Elle a 36 ans, un ministère
à 70% composé de femmes et c'est une Européenne
convaincue. Une représentante type, diraient les néoconservateurs
américains, de la «jeune Europe» dynamique
et ambitieuse. Kolinda Grabar-Kitarovic, ministre de l'Intégration
européenne de Croatie, s'est déplacée à
Paris pour convaincre son homologue français des efforts
réalisés par Zagreb pour remplir les critères
d'adhésion à l'Union européenne.
Longtemps élève modèle des
Balkans, la Croatie vient de subir un revers à l'ONU, où
elle s'est fait épingler par Carla Del Ponte, venue faire
un rapport sur la coopération des Etats balkaniques avec
le Tribunal pénal international (TPI).
«Un accusé de haut rang a été à
aperçu en Croatie. Ante Gotovina a disparu en juin 2001
après que les autorités croates l'eurent informé
de l'existence d'un acte d'accusation établi à son
encontre. Il est primordial qu'il soit jugé à La
Haye. Son arrestation lèverait le dernier obstacle entravant
la coopération entre la Croatie et le Tribunal»,
a affirmé le procureur du TPI.
Ante
Gotovina est l'un des généraux qui ont mené
l'opération de reconquête de la Krajina en 1995.
Neuf ans après la fin du conflit, cette offensive est considérée
comme une guerre sacrée en Croatie et les généraux
qui l'ont menée comme des héros. «Nous
avons déjà envoyé neuf Croates à La
Haye. Le cas de Gotovina est la seule chose qui empêche
la normalisation entre Zagreb et le TPI.
Nous faisons tout ce que nous pouvons pour clore le dossier. Mais
nous ne savons même pas si Gotovina est en Croatie»,
explique Kolinda Grabar-Kitarovic.
Carla Del Ponte prétend, elle, le savoir.
«Tout porte à croire, affirme-t-elle, que Gotovina
bénéficie d'un réseau de soutien organisé,
y compris au sein des organes de l'Etat. Tant qu'il ne sera pas
transféré à La Haye, on pourra dire que les
membres des réseaux qui assurent la protection des criminels
de guerre sont plus influents que les membres du gouvernement
croate qui aspirent à coopérer avec le Tribunal.»

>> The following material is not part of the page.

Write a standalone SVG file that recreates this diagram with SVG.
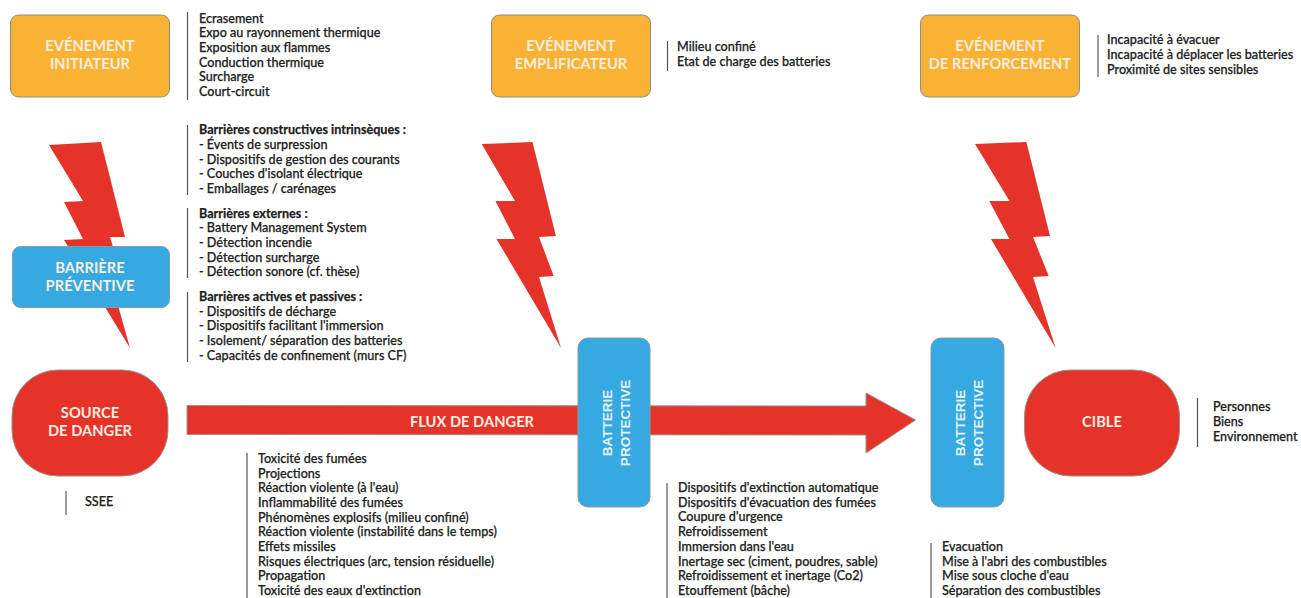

Les capitales européennes ont repris à
leur compte les critiques de Del Ponte. Londres a réclamé
une coopération sans faille de Zagreb. Bruxelles, qui doit
se prononcer sur la date d'ouverture des négociations d'adhésion
lors de son sommet les 16 et 17 décembre, a prévenu
que les pourparlers ne seraient engagés que si la Croatie
transférait le général à La Haye.
Zagreb avait pourtant réalisé un
parcours presque sans faute dans sa marche vers l'Europe. Ses
efforts ont été récompensés en juin
par l'obtention du statut de pays candidat à l'Union. Vainqueur
des dernières élections, la Communauté démocratique
croate (HDZ), le parti au pouvoir pendant la guerre, a prouvé
qu'il avait su se transformer en un mouvement moderne et européen
de centre droit. Son leader, le premier ministre Ivo Sanader,
a appelé les Serbes de Croatie à revenir en Krajina.
Il s'est aussi rendu, le mois dernier, à Belgrade pour
normaliser les relations entre les deux frères ennemis
des Balkans. «Nous voulons faire de la Croatie un modèle
pour la région. Mais nous ne voulons pas rompre avec nos
voisins. Il est dans notre intérêt de les aider à
avancer vers l'Europe et de leur transmettre nos méthodes,
qui ont fonctionné puisque la Croatie est en train de devenir
une démocratie moderne», explique le ministre.
Les nationalistes croates, leur rhétorique
anti-européenne et anti-TPI, constituent pourtant un obstacle.
Leurs réticences à lâcher le général
Gotovina risquent de retarder l'ouverture des négociations
d'adhésion. Un contre-temps que Zagreb préférerait
éviter : les derniers sondages révèlent une
forte baisse du soutien apporté par les Croates aux efforts
de rapprochement avec l'UE.
Mais le ministre de l'Intégration européenne
se dit confiant : «Tout cela fait partie du processus
démocratique. Mais il y a un consensus au Parlement et
dans la société sur la nécessité d'entrer
en Europe. Et sur le prix à payer pour en devenir membre.»